Press & Media
A curated selection of recent features, interviews, and stories spotlighting Rugged Luxury Expeditions.
The Mountain that Waited
Ker & Downey World Travel | May 2026
Travel Designer Nicole Porto had wanted to trek to Everest Base Camp since childhood. When she finally went, a decade after a canceled attempt, she chose Rugged Luxury Expeditions specifically because she wanted the best possible chance of actually reaching it.
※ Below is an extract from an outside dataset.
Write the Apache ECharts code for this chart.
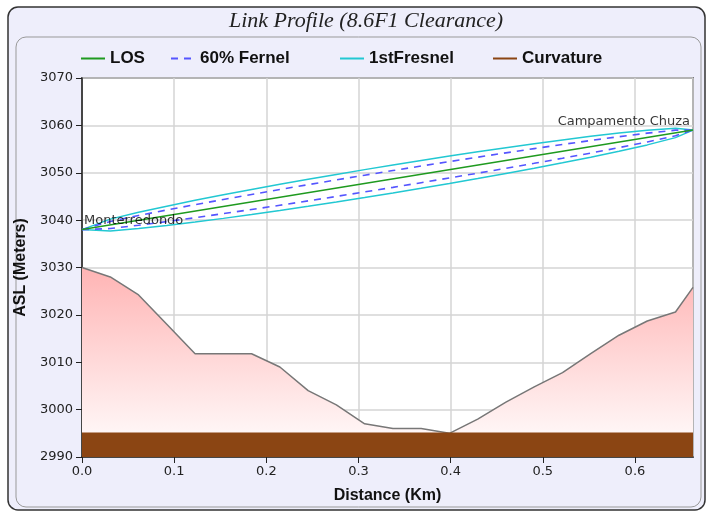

The piece, "The Mountain That Waited," follows her through the full 12-day journey and is candid about how hard it was, including three nights at altitude where she considered asking to be evacuated. What got her through was the mountaineering schedule RLE builds its treks around, designed for acclimatization rather than volume, and a guide team that prioritized her safety over her comfort. She reached Base Camp proper, which the article notes most trekkers never do. "Little" Tendi Sherpa is photographed and named as an 19-time Everest summiteer and Rugged Luxury guide.
You Can Now Glamp Your Way up Mt. Everest—and Still Get the Bragging Rights
Robb Report | November 2023
Award-winning adventure travel journalist Jen Murphy joined the Rugged Luxury Everest Base Camp Trek traveling alongside climbers preparing for full Everest summit attempts. Her feature for Robb Report is the most detailed account of what the experience actually delivers, from the tea houses along the route to the full Base Camp setup at the foot of the Khumbu Icefall.
She also addresses the question most prospective guests are quietly asking: whether the comfort compromises the experience. Her answer, after ten days on the mountain, is that it doesn't. What it does is make success possible.
CTSS founder and six-time summiteer Mike Hamill explains the program's foundation simply: "With any other sporting pursuit, you try to save your energy and be comfortable, well-fed, and well-rested to perform. For some reason, in climbing, especially on Everest, you are expected to suffer a lot and somehow still be successful."
Nearly 95 percent of trekkers turn around before Base Camp proper. CTSS is one of the only operators permitted to bring non-summiting guests all the way in.
On Top of the World: Transformative Trek to Everest Base Camp
Jetset Magazine | November 2023
Writer Brian Meyer came to the EBC trek as someone newer to this level of physical challenge. His piece tracks not just the route but the cumulative effect of how the trip is structured: carefully vetted lodges, deliberate pacing, and a guide team that kept the group healthy enough to keep moving. By the time he reached Base Camp, he was fit enough to walk into the Khumbu Icefall.
The article quotes Caroline Pemberton directly on the philosophy behind it: "Happy, healthy, comfortable climbers and trekkers have a fuller fuel tank, and it's that extra fuel to draw on when the going gets tough, that we have found can be the difference between success and failure."
Big Tendi Sherpa is named as trek leader and five-time Everest summiteer.